# Record list
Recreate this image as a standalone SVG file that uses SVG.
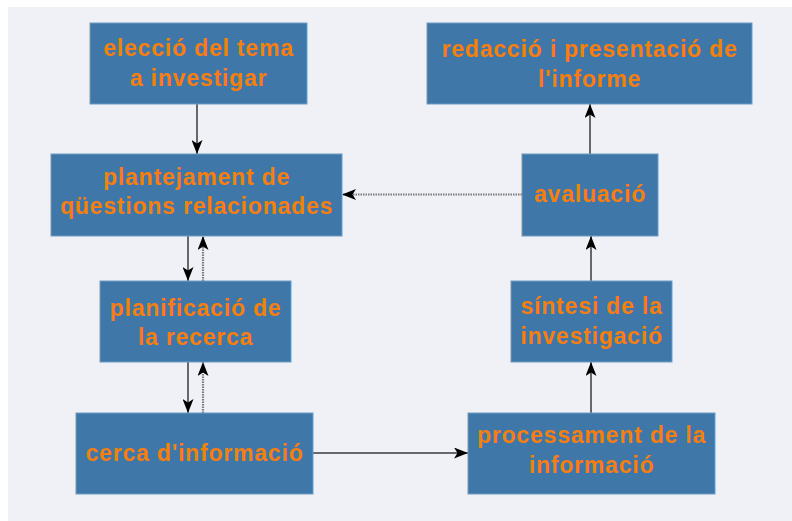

* * *

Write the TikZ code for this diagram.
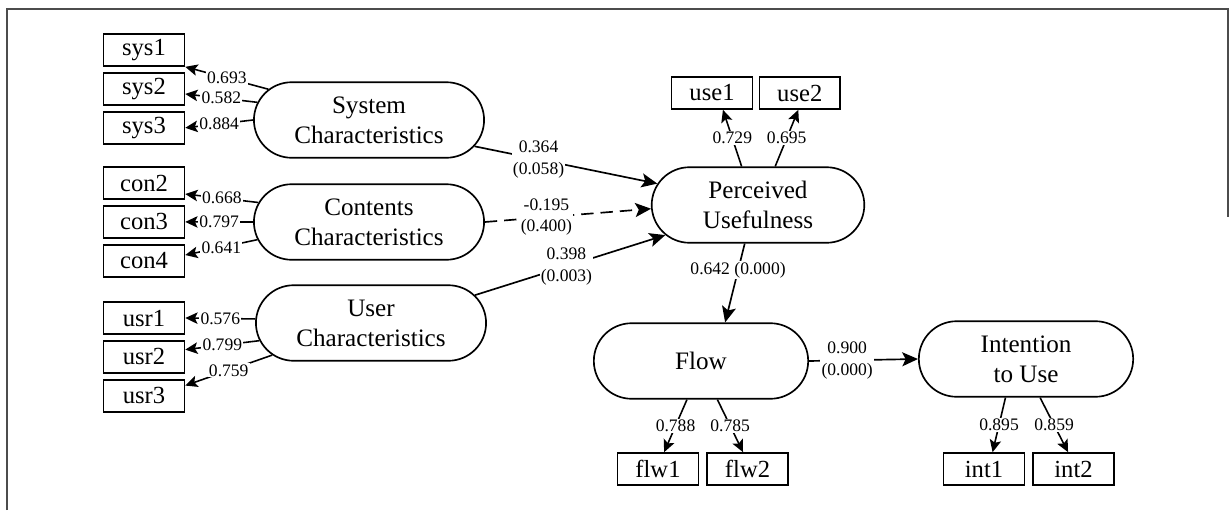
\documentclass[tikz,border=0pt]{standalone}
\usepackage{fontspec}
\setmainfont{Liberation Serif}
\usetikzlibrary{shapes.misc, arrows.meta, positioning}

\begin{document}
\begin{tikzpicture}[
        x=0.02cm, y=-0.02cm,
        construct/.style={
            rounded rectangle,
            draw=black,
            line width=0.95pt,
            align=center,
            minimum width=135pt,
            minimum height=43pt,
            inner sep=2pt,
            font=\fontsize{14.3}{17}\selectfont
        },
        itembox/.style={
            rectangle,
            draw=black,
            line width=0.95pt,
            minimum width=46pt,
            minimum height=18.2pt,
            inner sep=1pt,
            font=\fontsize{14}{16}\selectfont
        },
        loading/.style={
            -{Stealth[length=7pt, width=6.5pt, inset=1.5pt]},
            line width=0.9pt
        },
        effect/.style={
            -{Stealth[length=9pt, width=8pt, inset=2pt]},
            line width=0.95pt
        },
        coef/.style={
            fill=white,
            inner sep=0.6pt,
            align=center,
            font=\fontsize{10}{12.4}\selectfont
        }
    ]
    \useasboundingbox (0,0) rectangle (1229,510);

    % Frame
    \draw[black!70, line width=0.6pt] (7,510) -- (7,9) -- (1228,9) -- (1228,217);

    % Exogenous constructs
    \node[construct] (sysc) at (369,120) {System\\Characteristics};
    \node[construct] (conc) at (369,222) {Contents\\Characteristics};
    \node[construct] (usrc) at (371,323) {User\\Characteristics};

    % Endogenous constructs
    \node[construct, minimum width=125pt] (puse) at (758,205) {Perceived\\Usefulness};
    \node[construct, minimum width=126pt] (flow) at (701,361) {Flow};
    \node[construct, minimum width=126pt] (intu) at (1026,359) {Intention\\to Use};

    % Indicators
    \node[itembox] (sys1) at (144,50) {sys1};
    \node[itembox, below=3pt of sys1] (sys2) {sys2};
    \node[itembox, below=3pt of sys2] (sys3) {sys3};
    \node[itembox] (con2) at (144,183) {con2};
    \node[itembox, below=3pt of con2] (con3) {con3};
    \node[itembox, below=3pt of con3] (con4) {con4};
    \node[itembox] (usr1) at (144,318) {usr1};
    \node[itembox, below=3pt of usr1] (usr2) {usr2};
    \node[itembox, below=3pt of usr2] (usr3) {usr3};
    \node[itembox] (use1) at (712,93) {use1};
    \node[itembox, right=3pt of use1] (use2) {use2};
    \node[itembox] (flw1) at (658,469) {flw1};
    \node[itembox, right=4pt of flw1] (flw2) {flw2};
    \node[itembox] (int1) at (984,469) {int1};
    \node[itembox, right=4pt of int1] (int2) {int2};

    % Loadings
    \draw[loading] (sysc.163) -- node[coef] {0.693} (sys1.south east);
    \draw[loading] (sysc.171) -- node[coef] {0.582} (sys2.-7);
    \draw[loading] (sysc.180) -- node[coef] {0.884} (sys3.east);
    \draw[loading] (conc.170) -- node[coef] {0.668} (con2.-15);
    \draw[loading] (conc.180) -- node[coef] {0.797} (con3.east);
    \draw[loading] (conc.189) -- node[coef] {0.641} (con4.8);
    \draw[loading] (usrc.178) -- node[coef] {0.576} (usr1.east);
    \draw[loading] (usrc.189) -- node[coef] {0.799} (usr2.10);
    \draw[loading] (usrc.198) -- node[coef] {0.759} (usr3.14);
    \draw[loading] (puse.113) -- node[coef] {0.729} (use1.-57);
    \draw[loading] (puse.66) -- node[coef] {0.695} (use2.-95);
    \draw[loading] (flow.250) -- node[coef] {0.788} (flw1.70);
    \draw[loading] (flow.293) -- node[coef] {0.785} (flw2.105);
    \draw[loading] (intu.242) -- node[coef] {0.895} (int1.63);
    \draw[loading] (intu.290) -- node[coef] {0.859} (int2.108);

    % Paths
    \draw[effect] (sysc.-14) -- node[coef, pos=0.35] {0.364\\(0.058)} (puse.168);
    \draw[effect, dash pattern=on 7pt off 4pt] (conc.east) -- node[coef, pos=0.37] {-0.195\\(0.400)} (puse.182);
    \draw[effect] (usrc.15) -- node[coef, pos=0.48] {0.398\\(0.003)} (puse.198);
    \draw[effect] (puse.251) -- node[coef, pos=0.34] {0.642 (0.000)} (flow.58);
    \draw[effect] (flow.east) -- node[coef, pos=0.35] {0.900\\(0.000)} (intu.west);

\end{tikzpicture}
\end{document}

# What this task involves
Could you quote, word for word, only the lines from the one containing "Write the TikZ code for this diagram." through the one containing "minimum width=126pt] (intu)", both included, and leave out any pictures?

# Solution to the exercise
Write the TikZ code for this diagram.
\documentclass[tikz,border=0pt]{standalone}
\usepackage{fontspec}
\setmainfont{Liberation Serif}
\usetikzlibrary{shapes.misc, arrows.meta, positioning}

\begin{document}
\begin{tikzpicture}[
        x=0.02cm, y=-0.02cm,
        construct/.style={
            rounded rectangle,
            draw=black,
            line width=0.95pt,
            align=center,
            minimum width=135pt,
            minimum height=43pt,
            inner sep=2pt,
            font=\fontsize{14.3}{17}\selectfont
        },
        itembox/.style={
            rectangle,
            draw=black,
            line width=0.95pt,
            minimum width=46pt,
            minimum height=18.2pt,
            inner sep=1pt,
            font=\fontsize{14}{16}\selectfont
        },
        loading/.style={
            -{Stealth[length=7pt, width=6.5pt, inset=1.5pt]},
            line width=0.9pt
        },
        effect/.style={
            -{Stealth[length=9pt, width=8pt, inset=2pt]},
            line width=0.95pt
        },
        coef/.style={
            fill=white,
            inner sep=0.6pt,
            align=center,
            font=\fontsize{10}{12.4}\selectfont
        }
    ]
    \useasboundingbox (0,0) rectangle (1229,510);

    % Frame
    \draw[black!70, line width=0.6pt] (7,510) -- (7,9) -- (1228,9) -- (1228,217);

    % Exogenous constructs
    \node[construct] (sysc) at (369,120) {System\\Characteristics};
    \node[construct] (conc) at (369,222) {Contents\\Characteristics};
    \node[construct] (usrc) at (371,323) {User\\Characteristics};

    % Endogenous constructs
    \node[construct, minimum width=125pt] (puse) at (758,205) {Perceived\\Usefulness};
    \node[construct, minimum width=126pt] (flow) at (701,361) {Flow};
    \node[construct, minimum width=126pt] (intu) at (1026,359) {Intention\\to Use};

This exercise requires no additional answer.